By Pamela Chelin
In the late ’90s, writer/director Harmony Korine (Kids, Gummo, Julien Donkey-Boy) was the “it” boy of New York’s downtown scene. To escape the spotlight, he moved to London and then to Paris where he found darkness amid the City of Lights—during a difficult period, he decided that he never wanted to make another film. But, after a journey to his parents’ home in the Panamanian jungle and a few months living with a group of Peruvian fisherman obsessed with tracking dwown an elusive rare fish (which they never found), Korine came full circle. He returned to his hometown of Nashville where he currently lives with his wife, Rachel. On the phone from his home, speaking about his first major project in almost a decade, Mister Lonely, the 34-year-old filmmaker seems to have finally found his place.
“It’s so happy here. The pace of life is different,” he says, relaxed and friendly. “I got my first house and it’s one street over from the house I grew up in. It’s easy for me to disappear here, do my thing and have a couple of good friends. I got really lucky and found Rachel. We have been married for almost exactly a year. It’s terrific.”

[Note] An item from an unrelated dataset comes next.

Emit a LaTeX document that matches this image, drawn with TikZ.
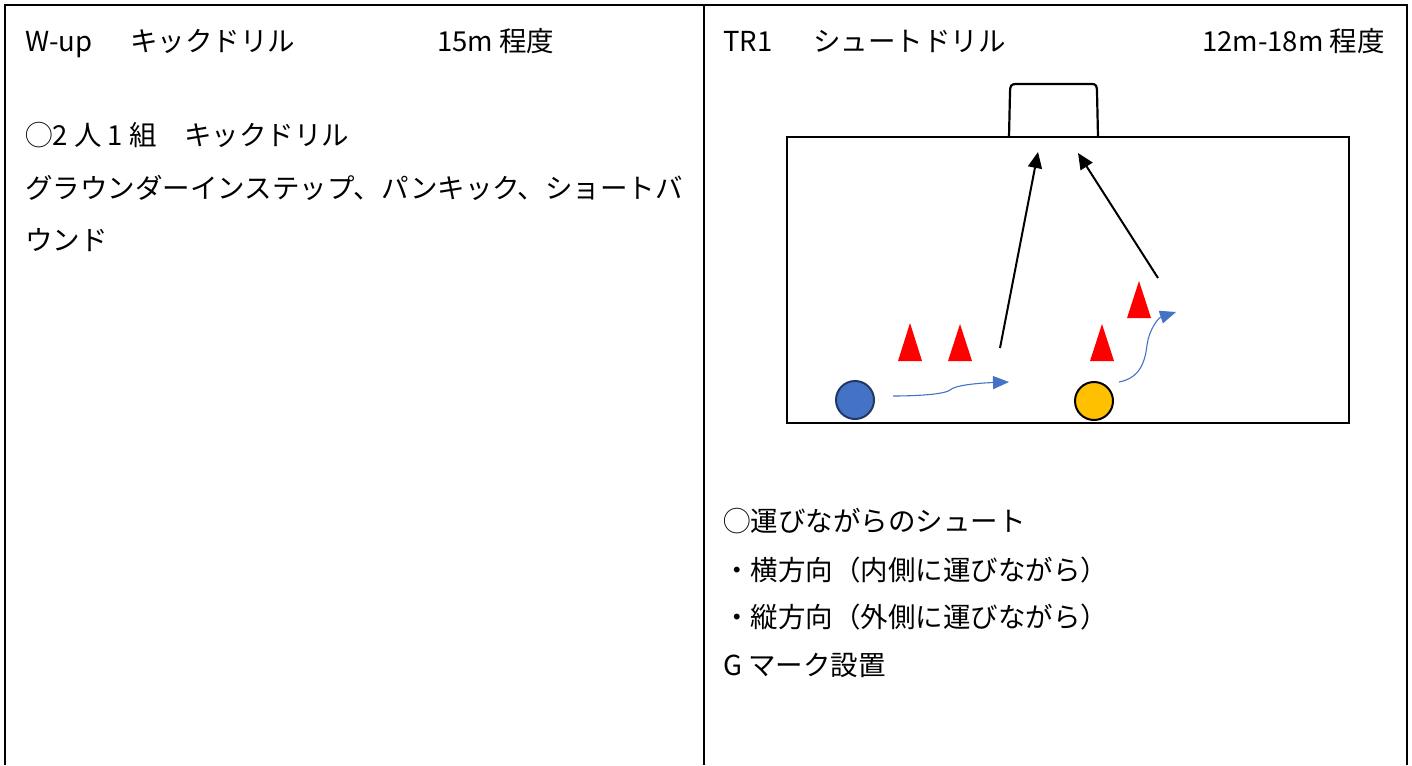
\documentclass[tikz,border=0pt]{standalone}
\usepackage{fontspec}
\setmainfont{Noto Sans CJK JP}
\usetikzlibrary{arrows.meta}
\definecolor{pblue}{HTML}{4472C4}
\definecolor{pbluedark}{HTML}{203864}
\definecolor{pyellow}{HTML}{FFC000}
\definecolor{arrblue}{HTML}{4472C4}
\tikzset{
  txt/.style={anchor=base west, inner sep=0pt, font=\fontsize{27.5}{30}\selectfont},
  txtr/.style={anchor=base east, inner sep=0pt, font=\fontsize{27.5}{30}\selectfont},
  frame/.style={line width=2pt, black},
  field/.style={line width=2.2pt, black},
  shot/.style={line width=2pt, black, -{Triangle[length=16pt,width=14pt]}},
  dribble/.style={line width=1.1pt, arrblue, -{Triangle[length=16pt,width=13pt]}},
  cone/.style={fill=red, draw=none},
  playerA/.style={circle, minimum size=38pt, inner sep=0pt, fill=pblue, draw=pbluedark, line width=2pt},
  playerB/.style={circle, minimum size=38pt, inner sep=0pt, fill=pyellow, draw=black, line width=2pt},
}
\begin{document}
\begin{tikzpicture}[x=1pt,y=-1pt]
\useasboundingbox (0,0) rectangle (1412,765);
% frame
\draw[frame] (5,765) -- (5,5) -- (1407,5) -- (1407,765);
\draw[frame] (704,5) -- (704,765);
% left texts
\node[txt] (lt1) at (25,52) {W-up};
\node[txt] (lt2) at (130,52) {キックドリル};
\node[txt] (lt3) at (437,52) {15m 程度};
\node[txt] (lb1) at (25,146) {◯2 人 1 組　キックドリル};
\node[txt] (lb2) at (25,198) {グラウンダーインステップ、パンキック、ショートバ};
\node[txt] (lb3) at (25,250) {ウンド};
% right texts
\node[txt] (rt1) at (723,52) {TR1};
\node[txt] (rt2) at (813,52) {シュートドリル};
\node[txtr] (rt3) at (1385,52) {12m-18m 程度};
\node[txt] (rb1) at (723,531) {◯運びながらのシュート};
\node[txt] (rb2) at (723,580) {・横方向（内側に運びながら）};
\node[txt] (rb3) at (723,627) {・縦方向（外側に運びながら）};
\node[txt] (rb4) at (723,675) {G マーク設置};
% field
\draw[field] (787,137) rectangle (1349,423);
% goal
\draw[field] (1009,137) -- (1010,92) .. controls (1010,86) and (1011,84) .. (1016,84)
  -- (1092,84) .. controls (1096,84) and (1097,86) .. (1097,92) -- (1098,137);
% cones
\fill[cone] (910,323) -- (922,361) -- (898,361) -- cycle;
\fill[cone] (960,324) -- (972,361) -- (948,361) -- cycle;
\fill[cone] (1102,324) -- (1114,361) -- (1090,361) -- cycle;
\fill[cone] (1139,281) -- (1151,318) -- (1127,318) -- cycle;
% players
\node[playerA] (pa) at (855,400) {};
\node[playerB] (pb) at (1094,401) {};
% arrow endpoints
\coordinate (a1s) at (1000,348);
\coordinate (a1e) at (1038,152);
\coordinate (a2s) at (1158,278);
\coordinate (a2e) at (1078,153);
\coordinate (d1s) at (893,396);
\coordinate (d1m) at (950,390);
\coordinate (d1e) at (1009,382);
\coordinate (d2s) at (1119,382);
\coordinate (d2m) at (1147,345);
\coordinate (d2e) at (1176,312);
% shots
\draw[shot] (a1s) -- (a1e);
\draw[shot] (a2s) -- (a2e);
% dribbles
\draw[dribble] (d1s) .. controls (920,396) and (945,394) .. (d1m) .. controls (955,385) and (980,383) .. (d1e);
\draw[dribble] (d2s) .. controls (1140,378) and (1145,362) .. (d2m) .. controls (1149,330) and (1158,318) .. (d2e);
\end{tikzpicture}
\end{document}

Mister Lonely, which Korine co-wrote with his brother Avi, is a marked departure from his earlier work, which he describes as “chaotic and confrontational, subject-wise and stylistically.” The film’s title is a tribute to the Bobby Vinton song of the same name. “I was at a barbecue and I choked on a fucking toothpick,” recalls Korine. “I thought I was going to die. Someone gave me the Heimlich and that song was playing while I was on the ground spitting up. I thought, ‘Man, this song is really dramatic and it’s almost a movie in and of itself. I have to use this.'”
Korine’s Mister Lonely is a deceptively simple and deeply humane story about a group of loveable misfits—iconic impersonators living in a commune in the Scottish Highlands. Beneath the story’s sweet exterior, however, a pervasive sense of doom punctuates the characters’ optimistic dreams, and the film functions as a commentary on the perils of fame and the art of being human.
Samantha Morton is fabulous as a tragic Marilyn Monroe impersonator unhappily married to a Charlie Chaplin impersonator, portrayed as a sheep in wolf’s clothing by French actor Denis Lavant (he learned English just to be in the film). Together, the couple has a 6-year-old daughter—a Shirley Temple impersonator, of course.
The story also features Mexican actor Diego Luna’s pensive Michael Jackson impersonator, a man who possesses a childlike tenderness and falls for Marilyn Monroe. Other members of this existential commune include The Queen (Anita Pallenberg), The Pope (James Fox) and Little Red Riding Hood (Harmony’s wife, Rachel Korine, in her first acting role). A parallel allegory about a bunch of nuns who skydive in the Latin American jungle, relying upon faith instead of parachutes, runs throughout the film.
“I am always attracted to obsessive people who want to create their own universe,” says Korine, who grew up in a communal setting himself. “These are people who have faith in some kind of poetry and in the magic of the world. They believe that they can survive the falls. I think sometimes these dreamers get it the worst in the end, but at least it’s fun to dream.” He hopes that viewers will walk away from his film feeling inspired. “I would wish that the movie speaks to some kind of hope. I don’t like to talk too much about my intent because sometimes I know what I think and sometimes I don’t know what I think, but I wouldn’t want any of it to contradict what you think or what someone else thought… Whatever happens happens.”
Despite his past successes, Korine admits that he has always wrestled with the notion of being a filmmaker. “Ever since I had any kind of success, I’d always fantasize about walking away from it all,” he says. “Sometimes, I still have a pull in that direction, but I love making films. That’s what I’ve always wanted to do. It’s just, I guess, a lot of the stuff that goes with it. I was cast out and, at that point, I felt like I had given everything I had to give and there wasn’t much left, so I thought the most noble thing to do was to disappear.”
Thankfully, for filmgoers, he’s back.